The salary at Converse for all of that work was $3,000 the first year. I was going to get a $200 raise. The salary at Kansas State was $4,000 for less work. So I called up Dr. Morgan and told him that I’d been offered another position for a 25% salary raise, so I am going to take that position and you are going to be looking for 2 faculty members.
So, for $4,000 I taught Oral Interpretation, Public Speaking, and two or three other courses.

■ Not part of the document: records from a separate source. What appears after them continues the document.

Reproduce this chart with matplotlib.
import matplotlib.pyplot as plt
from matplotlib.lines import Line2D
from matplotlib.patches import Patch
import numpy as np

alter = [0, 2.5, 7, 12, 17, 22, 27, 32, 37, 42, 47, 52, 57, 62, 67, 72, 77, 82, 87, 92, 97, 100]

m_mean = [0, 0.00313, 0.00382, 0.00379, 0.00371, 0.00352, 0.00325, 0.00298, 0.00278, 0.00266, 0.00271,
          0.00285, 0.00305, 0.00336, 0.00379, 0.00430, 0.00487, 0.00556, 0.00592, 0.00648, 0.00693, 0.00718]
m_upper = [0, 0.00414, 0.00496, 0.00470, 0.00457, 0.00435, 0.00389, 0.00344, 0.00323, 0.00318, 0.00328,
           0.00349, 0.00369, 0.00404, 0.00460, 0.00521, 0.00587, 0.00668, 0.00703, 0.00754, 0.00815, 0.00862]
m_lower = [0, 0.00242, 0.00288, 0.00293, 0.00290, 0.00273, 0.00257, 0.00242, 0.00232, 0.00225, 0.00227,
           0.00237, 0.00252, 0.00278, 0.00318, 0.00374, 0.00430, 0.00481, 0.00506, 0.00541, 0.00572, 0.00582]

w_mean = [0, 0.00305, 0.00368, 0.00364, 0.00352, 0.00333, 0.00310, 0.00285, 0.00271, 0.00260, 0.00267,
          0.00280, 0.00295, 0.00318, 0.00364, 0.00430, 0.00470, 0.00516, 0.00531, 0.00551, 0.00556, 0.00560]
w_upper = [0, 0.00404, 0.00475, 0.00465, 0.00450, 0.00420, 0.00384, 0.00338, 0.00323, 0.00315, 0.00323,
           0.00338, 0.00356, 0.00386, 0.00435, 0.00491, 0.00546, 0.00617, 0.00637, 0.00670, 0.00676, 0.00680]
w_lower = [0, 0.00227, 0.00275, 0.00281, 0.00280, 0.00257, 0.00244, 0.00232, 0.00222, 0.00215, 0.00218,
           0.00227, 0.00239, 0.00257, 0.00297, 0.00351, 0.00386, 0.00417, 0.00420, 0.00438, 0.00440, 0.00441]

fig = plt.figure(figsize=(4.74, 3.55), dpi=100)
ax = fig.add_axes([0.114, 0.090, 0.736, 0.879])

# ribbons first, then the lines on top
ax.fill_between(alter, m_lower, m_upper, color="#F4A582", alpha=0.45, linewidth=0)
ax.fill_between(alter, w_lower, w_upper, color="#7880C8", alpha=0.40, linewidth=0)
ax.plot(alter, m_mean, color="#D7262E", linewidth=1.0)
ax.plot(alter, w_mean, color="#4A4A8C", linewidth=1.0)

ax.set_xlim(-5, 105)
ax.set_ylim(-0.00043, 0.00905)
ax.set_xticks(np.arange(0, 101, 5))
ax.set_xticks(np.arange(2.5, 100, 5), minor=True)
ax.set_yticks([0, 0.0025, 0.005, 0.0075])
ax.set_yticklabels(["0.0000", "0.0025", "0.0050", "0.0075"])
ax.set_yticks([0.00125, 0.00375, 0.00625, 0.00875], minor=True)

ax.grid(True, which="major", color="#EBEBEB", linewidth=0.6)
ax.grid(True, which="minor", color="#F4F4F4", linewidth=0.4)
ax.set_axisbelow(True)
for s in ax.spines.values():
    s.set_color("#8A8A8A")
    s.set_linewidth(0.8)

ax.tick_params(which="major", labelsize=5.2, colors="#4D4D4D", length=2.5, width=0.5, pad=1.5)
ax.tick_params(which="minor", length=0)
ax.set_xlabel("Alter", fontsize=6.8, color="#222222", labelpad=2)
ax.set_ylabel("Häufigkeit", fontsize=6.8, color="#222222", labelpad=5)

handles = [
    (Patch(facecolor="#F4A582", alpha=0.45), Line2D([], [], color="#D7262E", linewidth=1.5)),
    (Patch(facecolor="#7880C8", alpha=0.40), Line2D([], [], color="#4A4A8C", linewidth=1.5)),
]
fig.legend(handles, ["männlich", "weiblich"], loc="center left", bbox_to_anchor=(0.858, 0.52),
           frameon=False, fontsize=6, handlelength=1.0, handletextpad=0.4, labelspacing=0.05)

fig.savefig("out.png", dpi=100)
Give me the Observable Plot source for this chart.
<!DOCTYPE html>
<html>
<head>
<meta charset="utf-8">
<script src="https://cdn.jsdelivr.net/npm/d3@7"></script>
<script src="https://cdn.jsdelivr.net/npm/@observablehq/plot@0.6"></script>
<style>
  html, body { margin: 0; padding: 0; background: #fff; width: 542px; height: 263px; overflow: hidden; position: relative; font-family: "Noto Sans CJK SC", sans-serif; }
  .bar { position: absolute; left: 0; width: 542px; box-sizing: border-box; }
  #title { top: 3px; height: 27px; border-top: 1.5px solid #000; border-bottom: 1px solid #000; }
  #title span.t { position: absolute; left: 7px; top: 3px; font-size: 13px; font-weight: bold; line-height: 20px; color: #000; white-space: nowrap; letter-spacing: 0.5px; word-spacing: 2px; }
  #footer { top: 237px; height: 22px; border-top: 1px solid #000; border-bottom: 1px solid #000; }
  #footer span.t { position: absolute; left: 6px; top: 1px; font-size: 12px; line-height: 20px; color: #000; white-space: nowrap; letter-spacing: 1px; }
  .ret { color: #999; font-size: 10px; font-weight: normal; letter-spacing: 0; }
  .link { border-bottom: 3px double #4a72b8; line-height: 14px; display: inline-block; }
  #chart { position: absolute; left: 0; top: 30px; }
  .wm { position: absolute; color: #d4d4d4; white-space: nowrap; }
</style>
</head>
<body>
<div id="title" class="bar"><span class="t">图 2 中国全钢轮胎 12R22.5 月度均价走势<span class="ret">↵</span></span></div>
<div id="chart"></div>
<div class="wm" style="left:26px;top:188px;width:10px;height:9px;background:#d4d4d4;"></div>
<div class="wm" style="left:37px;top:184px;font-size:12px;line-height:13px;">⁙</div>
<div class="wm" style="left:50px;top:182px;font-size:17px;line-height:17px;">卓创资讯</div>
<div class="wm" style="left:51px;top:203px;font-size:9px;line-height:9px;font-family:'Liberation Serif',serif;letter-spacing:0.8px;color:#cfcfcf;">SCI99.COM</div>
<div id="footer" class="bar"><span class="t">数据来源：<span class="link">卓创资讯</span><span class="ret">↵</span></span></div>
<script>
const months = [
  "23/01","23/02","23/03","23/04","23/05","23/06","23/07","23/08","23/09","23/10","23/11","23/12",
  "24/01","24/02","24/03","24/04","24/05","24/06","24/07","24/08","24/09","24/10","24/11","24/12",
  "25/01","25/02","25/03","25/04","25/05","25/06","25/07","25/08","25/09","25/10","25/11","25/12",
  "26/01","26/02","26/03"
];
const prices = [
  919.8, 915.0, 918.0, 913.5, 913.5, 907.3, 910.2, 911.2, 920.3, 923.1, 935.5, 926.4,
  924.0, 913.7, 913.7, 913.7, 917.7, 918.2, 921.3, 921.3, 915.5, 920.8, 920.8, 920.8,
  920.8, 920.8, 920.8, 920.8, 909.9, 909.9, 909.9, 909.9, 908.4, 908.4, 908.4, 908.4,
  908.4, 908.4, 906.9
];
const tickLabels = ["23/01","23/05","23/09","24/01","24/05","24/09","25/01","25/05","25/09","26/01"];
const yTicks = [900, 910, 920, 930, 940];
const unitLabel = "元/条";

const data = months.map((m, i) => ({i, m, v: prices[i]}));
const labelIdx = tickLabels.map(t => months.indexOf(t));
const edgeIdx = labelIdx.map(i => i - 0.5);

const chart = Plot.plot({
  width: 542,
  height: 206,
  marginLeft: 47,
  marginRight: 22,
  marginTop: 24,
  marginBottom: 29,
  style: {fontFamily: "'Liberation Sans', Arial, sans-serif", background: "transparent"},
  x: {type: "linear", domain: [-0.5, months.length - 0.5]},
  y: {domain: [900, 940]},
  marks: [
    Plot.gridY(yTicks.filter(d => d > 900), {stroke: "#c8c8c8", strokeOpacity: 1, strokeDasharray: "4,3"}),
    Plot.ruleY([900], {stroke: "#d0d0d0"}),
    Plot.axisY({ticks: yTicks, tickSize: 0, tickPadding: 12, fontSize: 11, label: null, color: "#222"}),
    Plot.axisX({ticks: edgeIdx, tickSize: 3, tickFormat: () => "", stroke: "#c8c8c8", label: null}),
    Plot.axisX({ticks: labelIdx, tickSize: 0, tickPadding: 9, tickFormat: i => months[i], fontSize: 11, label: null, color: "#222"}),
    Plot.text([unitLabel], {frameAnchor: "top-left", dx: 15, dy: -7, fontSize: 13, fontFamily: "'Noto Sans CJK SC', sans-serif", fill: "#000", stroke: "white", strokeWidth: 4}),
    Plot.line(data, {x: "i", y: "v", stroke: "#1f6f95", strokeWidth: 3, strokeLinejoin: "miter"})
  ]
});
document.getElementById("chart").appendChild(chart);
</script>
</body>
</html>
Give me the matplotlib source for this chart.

A little interesting side story: When I went to SC, I said I was going to be extra careful and worked very hard to not lose my northern accent, as I had already had to lose my WV accent for the stage. So I went to Kansas and came home at thanksgiving and mother said, “oh my goodness!” You never got a southern accent when you went to to SC, but you have fallen right back into your WV accent from living in Kansas. So I lost the WV, gained the Great American, kept it when I went south, so when I went to Kansas I fell right back into my WV accent so I had to work again to get rid of that. I was in Kansas for two years before I went to New York and it was easy there to keep my theatre accent.
Wingspread was more managing a theater.